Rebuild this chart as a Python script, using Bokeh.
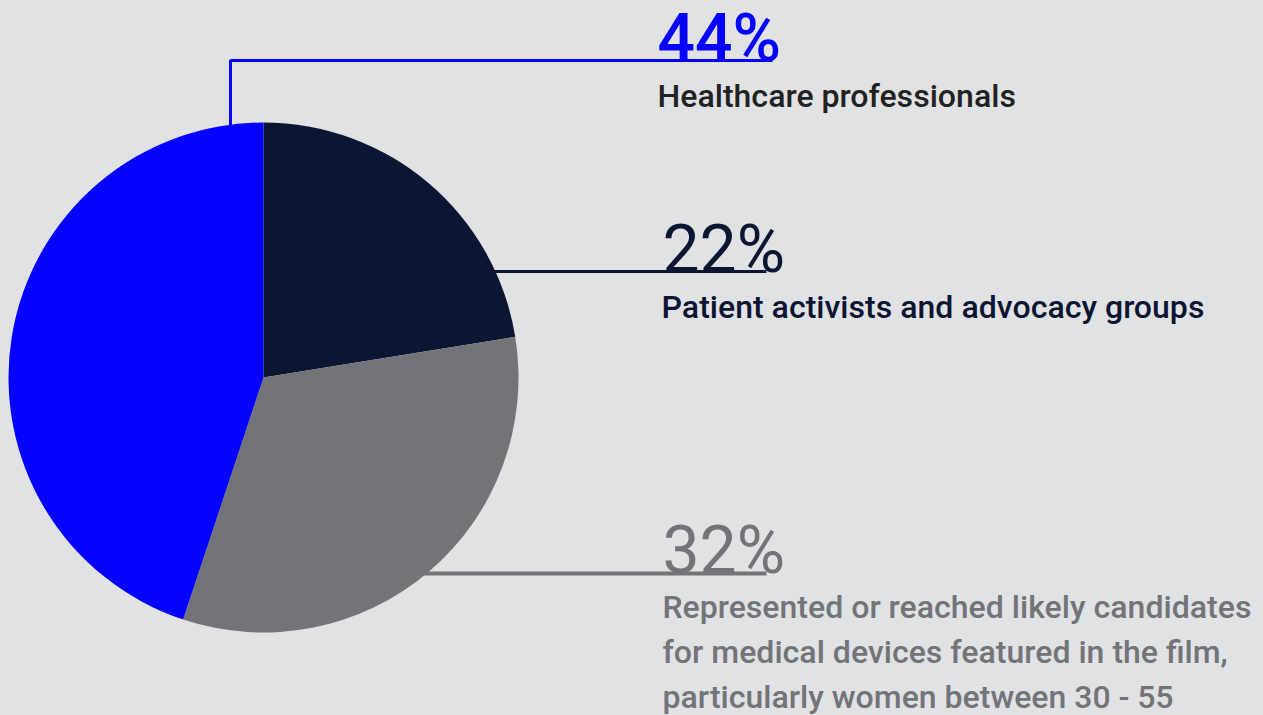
import numpy as np
from bokeh.plotting import figure
from bokeh.models import Range1d, ColumnDataSource
from bokeh.core.properties import value
from bokeh.embed import file_html
from bokeh.resources import INLINE

# ---------------- data ----------------
categories = ["Patient activists and advocacy groups",
              "Represented or reached likely candidates",
              "Healthcare professionals"]
values = [22, 32, 44]
pct_labels = ["22%", "32%", "44%"]
slice_colors = ["#0c1633", "#737478", "#0500ff"]
text_colors = ["#0c1633", "#737478", "#222222"]
desc_lines = [
    ["Patient activists and advocacy groups"],
    ["Represented or reached likely candidates",
     "for medical devices featured in the film,",
     "particularly women between 30 - 55"],
    ["Healthcare professionals"],
]

# ---------------- layout ----------------
W, H = 1263, 715
BG = "#e1e2e4"
FONT = value("Roboto")
FONT_MED = value("Roboto Medium")

def X(px):
    return px

def Y(py):
    return H - py

cx, cy, R = X(263), Y(377), 255

p = figure(width=W, height=H, output_backend="svg", toolbar_location=None,
           x_range=Range1d(0, W), y_range=Range1d(0, H), min_border=0)
p.axis.visible = False
p.grid.visible = False
p.outline_line_color = None
p.background_fill_color = BG
p.border_fill_color = BG

vals = np.array(values, dtype=float)
frac = vals / vals.sum() * 2 * np.pi
cum_end = np.cumsum(frac)
cum_start = cum_end - frac
# clockwise from 12 o'clock
start_angle = np.pi / 2 - cum_end
end_angle = np.pi / 2 - cum_start

def edge_x(py):
    dy = Y(py) - cy
    return cx + np.sqrt(R ** 2 - dy ** 2)

line_end = X(766)
# leader lines (drawn under the pie)
p.line([edge_x(271) - 4, line_end], [Y(271), Y(271)], line_color=slice_colors[0], line_width=3)
p.line([edge_x(573) - 4, line_end], [Y(573), Y(573)], line_color=slice_colors[1], line_width=4)
bx = X(230)
btop = cy + np.sqrt(R ** 2 - (bx - cx) ** 2)
p.line([bx, bx, X(772)], [btop - 4, Y(60), Y(60)], line_color=slice_colors[2], line_width=3)

src = ColumnDataSource(dict(x=[cx] * len(values), y=[cy] * len(values),
                            start=start_angle, end=end_angle, color=slice_colors,
                            cat=categories))
p.wedge(x="x", y="y", radius=R, start_angle="start", end_angle="end",
        fill_color="color", line_color=None, source=src)

# percentage labels
pct_x = [X(662), X(662), X(657)]
pct_y = [Y(249), Y(550), Y(38)]
pct_font = [FONT, FONT, FONT_MED]
for i in range(len(values)):
    p.text(x=[pct_x[i]], y=[pct_y[i]], text=[pct_labels[i]], text_color=slice_colors[i],
           text_font=pct_font[i], text_font_size="66px", text_font_style="normal",
           text_baseline="alphabetic", text_align="left")

# description labels
desc_x = [X(661), X(662), X(657)]
desc_y0 = [Y(306), Y(606), Y(95)]
for i in range(len(values)):
    for j, line in enumerate(desc_lines[i]):
        p.text(x=[desc_x[i]], y=[desc_y0[i] - 45 * j], text=[line], text_color=text_colors[i],
               text_font=FONT_MED, text_font_size="32px", text_font_style="normal",
               text_baseline="alphabetic", text_align="left")

html = file_html(p, INLINE)
html = html.replace("<head>", "<head><style>html,body{background:%s;}</style>" % BG, 1)
open("out.html", "w").write(html)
□ □ □ □ □
Please repeat exactly the data above from its first line to the line that contains "from bokeh.resources import INLINE", inclusive, and leave every picture out.

● **ANSWER TO THE TASK**
Rebuild this chart as a Python script, using Bokeh.
import numpy as np
from bokeh.plotting import figure
from bokeh.models import Range1d, ColumnDataSource
from bokeh.core.properties import value
from bokeh.embed import file_html
from bokeh.resources import INLINE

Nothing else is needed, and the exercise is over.